I'll miss the way they crash into my classroom at 9:05 each morning and use up all my whiteboard markers on drawings of monsters and pigs. I'll miss the clamor at break time, when they stuff themselves under my desk, giggling about how long it takes for me to accidentally smack them with my legs. I'll miss a certain seventh-grader popping up from the stack of beanbag chairs and announcing, "Surprise!" before realizing he'll be late for his next class.

The first ECA students I met had just finished seventh grade, scrawny and squealy in all the photos of our tapas outing. They are becoming young men and women now--almost tenth graders. I have seen them stretching taller, faces thinning into more adult shapes. I can feel them pulling ever-so-slightly into themselves instead of spilling everything about everything--from crushes to poo--with the unrestrained enthusiasm of a middle schooler. And the next time I see this year's seventh graders, they'll be treading that border of adulthood too, likely also taller than me.

I've never been closer to a group of kids before. They are my before-school, after-school, during-break, on-the-weekend life. They are what drew me here in the first place. They've been asking almost daily since March, "Why are you leaving?" The question makes me bubble up with that wistful feeling of well-maybe-just-one-more-year, even though I know classroom teaching won't be my life forever. I know that leaving is, for now, a good decision and the right one--but how to say goodbye to the kids who've invited me to an overnight Harry Potter marathon, the 8th grade girl who hugs me at the end of each day, the boys who are so eager to find me a nerdy Christian Clark Kent? They've slept over at our house, baked cupcakes, bared their hearts in writing, given high-fives, left notes on my desk. The birdlike girl who tosses herself into my lap each morning--I hold her more tightly these days, wondering if I'll still be able to hug her so openly next time we meet. I'll come back to see them changed without knowing what has changed them. I'll miss being a constant witness to their lives.

I miss them, and I haven't even left yet.

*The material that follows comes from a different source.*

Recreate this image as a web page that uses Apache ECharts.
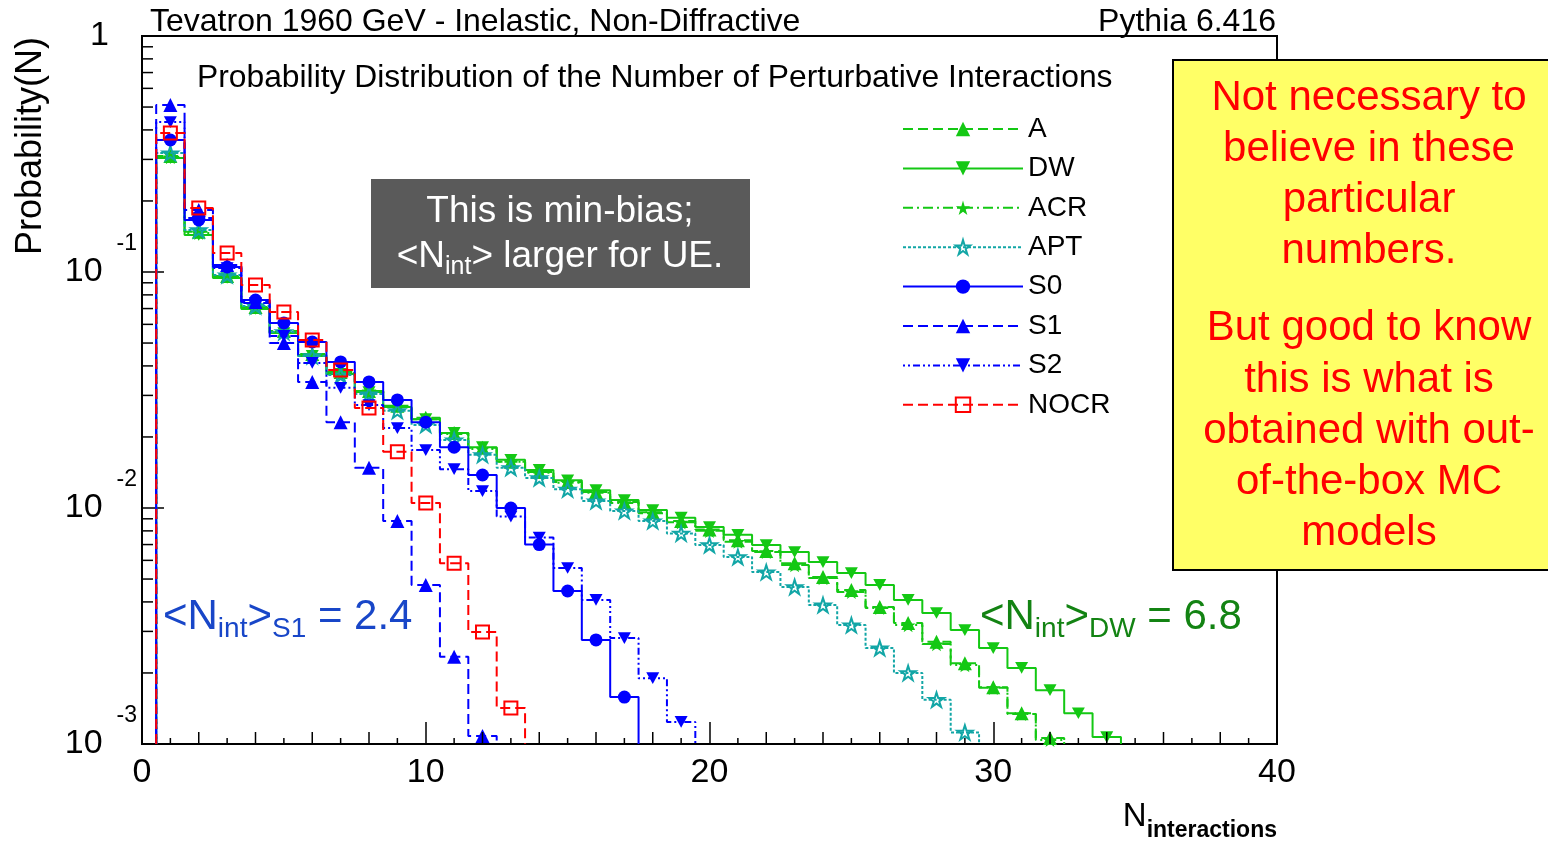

And yet. Love, I believe, has liquid properties: you can pour it into new surroundings and find that it still fits somehow. And I know every relationship shifts shape in the hands of time, that this doesn't have to be an end--just a new form, a new way of holding them. Skype. Facebook. The postal system. Same love, different container. Thirty spaces in my heart that will alter over time, some growing, some shrinking--but none disappearing. It has not been easy, but I have loved them. I have loved this place. I have loved this life. Already I feel the width of the ocean and wonder if I can hold it in my hands forever.

Where is home? It is love. So yes, perhaps I'm ready to be home. In the meantime, I already am.


"I will love. More. So much love that no one will have any idea what to do with me.
They will watch with a confused look and wonder why I give so much and do not ask for more in return. I will give it because giving is getting and there is nothing quite so important as emptying your heart every single day and leaving nothing undone,
no declarations of it unsaid."

-Tyler Knott Gregson

1 comment:

Birdman said...

Thanks Shar for sharing what's on our hearts. You made Emily cry on the outside and I think I'm crying a little on the inside (I need to be careful or I might mildew like those clothes). We will miss Spain, our ECA family, and also the kids lives that we have touched.
Even knowing we are coming back doesn't seem to make it easier in knowing the kids that will be gone by the time we get here. Thank you for your friendship (from fudgie the whales to office parties) and you will be in our prayers.